WORK REQUIRED
Scan the records below for the line with "Emit a web page" and the line with "24, bottom: 166.5", and retype that range exactly, both ends included, pictures excepted.

--- start RECORDS TO USE ---

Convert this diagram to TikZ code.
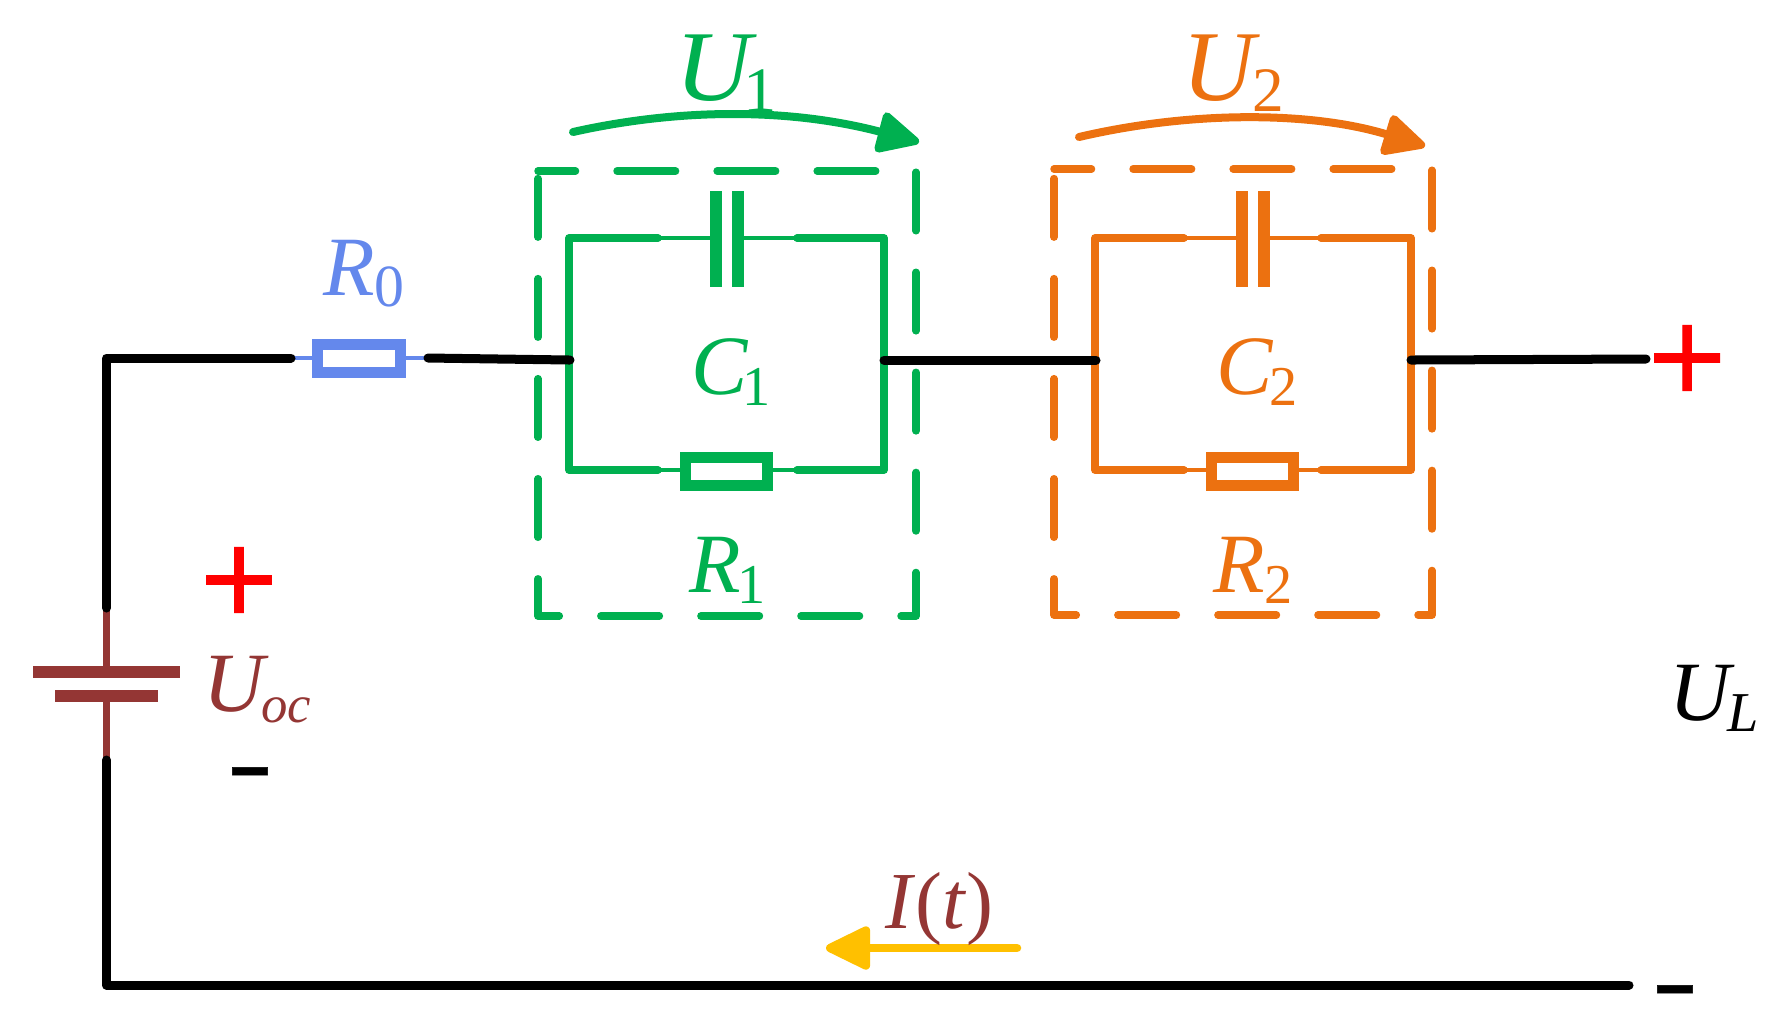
\documentclass[tikz,border=0pt]{standalone}
\usepackage{fontspec}
\usetikzlibrary{arrows.meta,calc}
\setmainfont{Liberation Serif}
\newfontfamily\signfont[FakeBold=1]{DejaVu Sans}
\newfontfamily\minusfont[FakeBold=0.6]{Liberation Sans Bold}
\definecolor{cgreen}{HTML}{00B050}
\definecolor{corange}{HTML}{EC7110}
\definecolor{cblue}{HTML}{6488EC}
\definecolor{cbrown}{HTML}{943634}
\definecolor{cyellow}{HTML}{FFC000}
\newcommand{\lab}[5]{{\fontsize{#3}{#3}\selectfont\textit{#1}\kern#5pt\raisebox{-3.2pt}{\fontsize{#4}{#4}\selectfont #2}}}
\tikzset{
  wire/.style={line width=0.09cm,line cap=round,line join=round,black},
  loopwire/.style={line width=0.075cm,line cap=round,line join=round},
  lead/.style={line width=0.045cm},
  dashbox/.style={line width=0.075cm,line cap=round,line join=round,dash pattern=on 0.585cm off 0.415cm,dash phase=0.21cm},
  resistor/.style={draw,line width=0.11cm,minimum width=0.82cm,minimum height=0.28cm,inner sep=0pt,outer sep=0pt},
  plate/.style={inner sep=0pt,outer sep=0pt,minimum width=0.12cm,minimum height=0.96cm},
  batplate/.style={fill=cbrown,inner sep=0pt,outer sep=0pt,minimum height=0.12cm},
  txt/.style={anchor=base west,inner sep=0pt,outer sep=0pt},
  sign/.style={inner sep=0pt,outer sep=0pt,anchor=center},
  vhead/.style={-{Triangle[length=0.47cm,width=0.44cm,round]}},
}
\begin{document}
\begin{tikzpicture}[x=0.01cm,y=-0.01cm]
\useasboundingbox (0,0) rectangle (1791,1035);
% coordinates
\coordinate (corner) at (106.5,358);
\coordinate (batTop) at (106.5,608);
\coordinate (batBot) at (106.5,760);
\coordinate (botLeft) at (106.5,985);
\coordinate (botRight) at (1629,985);
\coordinate (r0L) at (291,358);
\coordinate (r0R) at (428,358);
\coordinate (g1) at (570,360);
\coordinate (g2) at (884,360);
\coordinate (o1) at (1096,360);
\coordinate (o2) at (1411,360);
\coordinate (outEnd) at (1646,359);
\coordinate (gTL) at (569,238); \coordinate (gTR) at (884,238);
\coordinate (gBL) at (569,470); \coordinate (gBR) at (884,470);
\coordinate (gT1) at (658,238); \coordinate (gT2) at (797,238);
\coordinate (gB1) at (658,470); \coordinate (gB2) at (797,470);
\coordinate (oTL) at (1095,238); \coordinate (oTR) at (1411,238);
\coordinate (oBL) at (1095,470); \coordinate (oBR) at (1411,470);
\coordinate (oT1) at (1184,238); \coordinate (oT2) at (1321,238);
\coordinate (oB1) at (1184,470); \coordinate (oB2) at (1321,470);
\coordinate (gBoxA) at (538,171); \coordinate (gBoxB) at (916,616);
\coordinate (oBoxA) at (1054,169); \coordinate (oBoxB) at (1432,615);
% components
\node[resistor,draw=cblue] (R0) at (359,358) {};
\node[resistor,draw=cgreen] (R1) at (726.5,471.5) {};
\node[resistor,draw=corange] (R2) at (1252.5,471.5) {};
\node[plate,fill=cgreen] (C1a) at (716,239) {};
\node[plate,fill=cgreen] (C1b) at (738,239) {};
\node[plate,fill=corange] (C2a) at (1241.5,239) {};
\node[plate,fill=corange] (C2b) at (1263.5,239) {};
\node[batplate,minimum width=1.46cm] (batA) at (106.5,672) {};
\node[batplate,minimum width=1.02cm] (batB) at (106.5,696) {};
% thin leads
\draw[lead,cblue] (r0L) -- (R0.west);
\draw[lead,cblue] (R0.east) -- (r0R);
\draw[lead,cgreen] (gT1) -- (gT1 -| C1a.west);
\draw[lead,cgreen] (gT2 -| C1b.east) -- (gT2);
\draw[lead,cgreen] (gB1) -- (gB1 -| R1.west);
\draw[lead,cgreen] (gB2 -| R1.east) -- (gB2);
\draw[lead,corange] (oT1) -- (oT1 -| C2a.west);
\draw[lead,corange] (oT2 -| C2b.east) -- (oT2);
\draw[lead,corange] (oB1) -- (oB1 -| R2.west);
\draw[lead,corange] (oB2 -| R2.east) -- (oB2);
\draw[line width=0.065cm,cbrown] (batTop) -- (batA);
\draw[line width=0.065cm,cbrown] (batB) -- (batBot);
% RC loops
\draw[loopwire,cgreen] (gT1) -- (gTL) -- (gBL) -- (gB1);
\draw[loopwire,cgreen] (gT2) -- (gTR) -- (gBR) -- (gB2);
\draw[loopwire,corange] (oT1) -- (oTL) -- (oBL) -- (oB1);
\draw[loopwire,corange] (oT2) -- (oTR) -- (oBR) -- (oB2);
% dashed boxes
\draw[dashbox,cgreen] (gBoxA) -- (gBoxA -| gBoxB) -- (gBoxB) -- (gBoxB -| gBoxA) -- cycle;
\draw[dashbox,corange] (oBoxA) -- (oBoxA -| oBoxB) -- (oBoxB) -- (oBoxB -| oBoxA) -- cycle;
% black wires
\draw[wire] (r0L) -- (corner) -- (batTop);
\draw[wire] (batBot) -- (botLeft) -- (botRight);
\draw[wire] (r0R) -- (g1);
\draw[wire] (g2) -- (o1);
\draw[wire] (o2) -- (outEnd);
% voltage arrows
\coordinate (gArrS) at (573,132); \coordinate (gArrE) at (919,142);
\coordinate (oArrS) at (1079,137); \coordinate (oArrE) at (1425,146);
\draw[line width=0.08cm,line cap=round,cgreen,vhead]
  (gArrS) .. controls (680,108) and (790,108) .. (gArrE);
\draw[line width=0.08cm,line cap=round,corange,vhead]
  (oArrS) .. controls (1190,111) and (1310,111) .. (oArrE);
% current arrow
\coordinate (iS) at (1017,948); \coordinate (iE) at (826,948);
\draw[line width=0.085cm,line cap=round,cyellow,-{Triangle[length=0.5cm,width=0.46cm,round]}] (iS) -- (iE);
% labels
\node[txt,text=cgreen] (U1) at (675,100) {\scalebox{1.05}[1]{\lab{U}{1}{28.5}{18}{-3.5}}};
\node[txt,text=corange] (U2) at (1182,100) {\lab{U}{2}{28.5}{18}{-2}};
\node[txt,text=cblue] (R0t) at (323,295) {\lab{R}{0}{24}{17}{0}};
\node[txt,text=cgreen] (C1t) at (691,394) {\lab{C}{1}{24}{16}{-1.5}};
\node[txt,text=corange] (C2t) at (1216,394) {\lab{C}{2}{24}{16}{-1}};
\node[txt,text=cgreen] (R1t) at (689,592) {\lab{R}{1}{24}{16}{-1}};
\node[txt,text=corange] (R2t) at (1213,592) {\lab{R}{2}{24}{16}{0}};
\node[txt,text=cbrown] (Uoc) at (203,711) {\lab{U}{\textit{oc}}{24}{15}{-2}};
\node[txt,text=black] (UL) at (1669,720) {\lab{U}{\textit{L}}{24}{16}{-2}};
\node[txt,text=cbrown] (It) at (885,928) {\fontsize{23}{23}\selectfont\textit{I}(\textit{t})};
% signs
\node[sign,text=red] (p1) at (239,580) {\fontsize{29.5}{29.5}\signfont +};
\node[sign,text=red] (p2) at (1687,358) {\fontsize{29.5}{29.5}\signfont +};
\node[sign,text=black] (m1) at (250,781) {\fontsize{20}{20}\minusfont −};
\node[sign,text=black] (m2) at (1675,999) {\fontsize{20}{20}\minusfont −};
\end{tikzpicture}
\end{document}
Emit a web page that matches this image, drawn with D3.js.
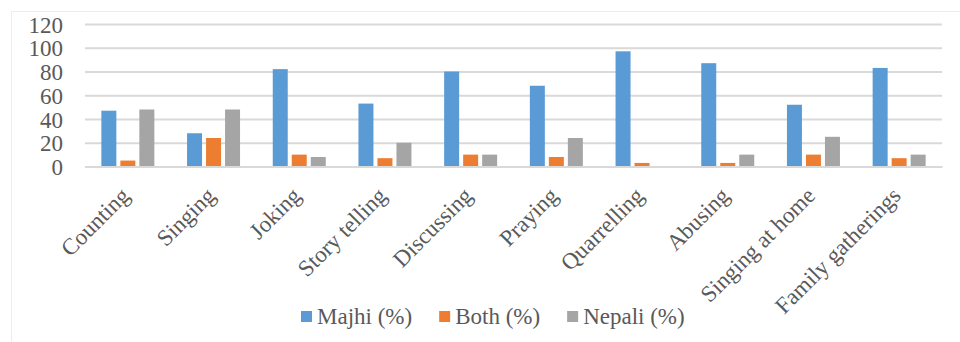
<!DOCTYPE html>
<html>
<head>
<meta charset="utf-8">
<script src="https://cdn.jsdelivr.net/npm/d3@7/dist/d3.min.js"></script>
<style>
  html, body { margin: 0; padding: 0; background: #fff; }
  svg { display: block; }
</style>
</head>
<body>
<svg id="chart" width="960" height="342"></svg>
<script>
// Language use by activity
const categories = ["Counting", "Singing", "Joking", "Story telling", "Discussing",
  "Praying", "Quarrelling", "Abusing", "Singing at home", "Family gatherings"];
const seriesNames = ["Majhi (%)", "Both (%)", "Nepali (%)"];
const majhi  = [47, 28, 82, 53, 80, 68, 97, 87, 52, 83];
const both   = [5, 24, 10, 7, 10, 8, 3, 3, 10, 7];
const nepali = [48, 48, 8, 20, 10, 24, 0, 10, 25, 10];
const yTicks = [0, 20, 40, 60, 80, 100, 120];
const colors = ["#5b9bd5", "#ed7d31", "#a5a5a5"];

const FONT = "'Liberation Serif', 'Times New Roman', Times, serif";
const TEXT_COLOR = "#595959";
const fontSize = 23;

const seriesValues = [majhi, both, nepali];
const rows = categories.map((c, i) => ({
  category: c,
  values: seriesNames.map((s, k) => ({ series: s, value: seriesValues[k][i] }))
}));

const svg = d3.select("#chart");
const plot = { left: 85, right: 942, top: 24, bottom: 166.5 };

function styleText(sel) {
  return sel.style("font-family", FONT)
    .style("font-size", fontSize + "px")
    .style("fill", TEXT_COLOR);
}

// outer frame (top and left edges)
svg.append("path")
  .attr("d", "M11.5,342 V11.5 H960")
  .attr("fill", "none")
  .attr("stroke", "#ededed")
  .attr("stroke-width", 1);

const x = d3.scaleBand().domain(categories).range([plot.left, plot.right]);
const bw = x.bandwidth();
const xs = d3.scaleBand().domain(seriesNames)
  .range([bw / 2 - 26.5, bw / 2 + 26.5])
  .paddingInner(0.211);
const y = d3.scaleLinear().domain([0, 120]).range([plot.bottom, plot.top]);

// gridlines and value labels
const yAxis = d3.axisLeft(y).tickValues(yTicks)
  .tickSize(-(plot.right - plot.left)).tickPadding(22);
const gy = svg.append("g").attr("transform", `translate(${plot.left},0)`).call(yAxis);
gy.select(".domain").remove();
gy.selectAll(".tick line").attr("stroke", "#d9d9d9").attr("stroke-width", 2);
styleText(gy.selectAll(".tick text")).attr("dy", "0.35em");

// bars
const groups = svg.append("g").selectAll("g").data(rows).join("g")
  .attr("transform", d => `translate(${x(d.category)},0)`);
groups.selectAll("rect").data(d => d.values).join("rect")
  .attr("x", d => xs(d.series))
  .attr("width", xs.bandwidth())
  .attr("y", d => y(d.value))
  .attr("height", d => y(0) - y(d.value))
  .attr("fill", (d, i) => colors[i]);

// baseline axis
const xAxis = d3.axisBottom(x).tickSize(0).tickFormat("");
const gx = svg.append("g").attr("transform", `translate(0,${y(0)})`).call(xAxis);
gx.select(".domain").attr("stroke", "#d9d9d9").attr("stroke-width", 2);

// rotated category labels
styleText(svg.append("g").selectAll("text").data(categories).join("text"))
  .attr("transform", d => `translate(${x(d) + bw / 2 + 3},197) rotate(-45)`)
  .attr("text-anchor", "end")
  .text(d => d);

// legend
const legend = svg.append("g");
let lx = 301;
seriesNames.forEach((s, i) => {
  legend.append("rect")
    .attr("x", lx).attr("y", 311).attr("width", 11).attr("height", 11)
    .attr("fill", colors[i]);
  const t = styleText(legend.append("text"))
    .attr("x", lx + 16).attr("y", 324)
    .text(s);
  lx += 16 + t.node().getComputedTextLength() + 27;
});
</script>
</body>
</html>
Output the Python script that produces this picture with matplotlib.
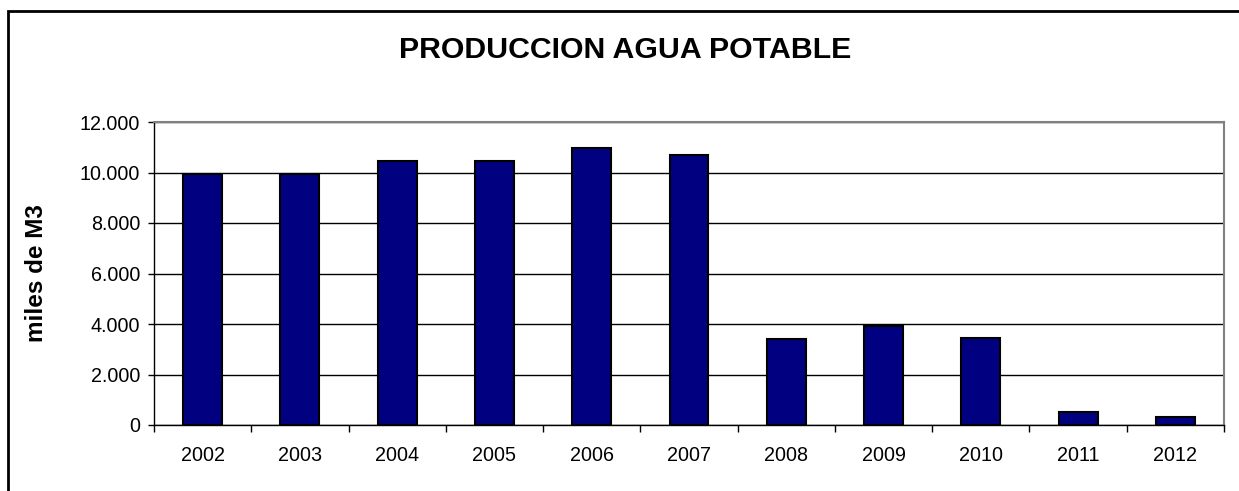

--- end RECORDS TO USE ---

FULL ANSWER
Emit a web page that matches this image, drawn with D3.js.
<!DOCTYPE html>
<html>
<head>
<meta charset="utf-8">
<script src="https://cdn.jsdelivr.net/npm/d3@7/dist/d3.min.js"></script>
<style>
  html, body { margin: 0; padding: 0; background: #fff; }
  svg { display: block; }
</style>
</head>
<body>
<svg id="chart" width="960" height="342"></svg>
<script>
// Language use by activity
const categories = ["Counting", "Singing", "Joking", "Story telling", "Discussing",
  "Praying", "Quarrelling", "Abusing", "Singing at home", "Family gatherings"];
const seriesNames = ["Majhi (%)", "Both (%)", "Nepali (%)"];
const majhi  = [47, 28, 82, 53, 80, 68, 97, 87, 52, 83];
const both   = [5, 24, 10, 7, 10, 8, 3, 3, 10, 7];
const nepali = [48, 48, 8, 20, 10, 24, 0, 10, 25, 10];
const yTicks = [0, 20, 40, 60, 80, 100, 120];
const colors = ["#5b9bd5", "#ed7d31", "#a5a5a5"];

const FONT = "'Liberation Serif', 'Times New Roman', Times, serif";
const TEXT_COLOR = "#595959";
const fontSize = 23;

const seriesValues = [majhi, both, nepali];
const rows = categories.map((c, i) => ({
  category: c,
  values: seriesNames.map((s, k) => ({ series: s, value: seriesValues[k][i] }))
}));

const svg = d3.select("#chart");
const plot = { left: 85, right: 942, top: 24, bottom: 166.5 };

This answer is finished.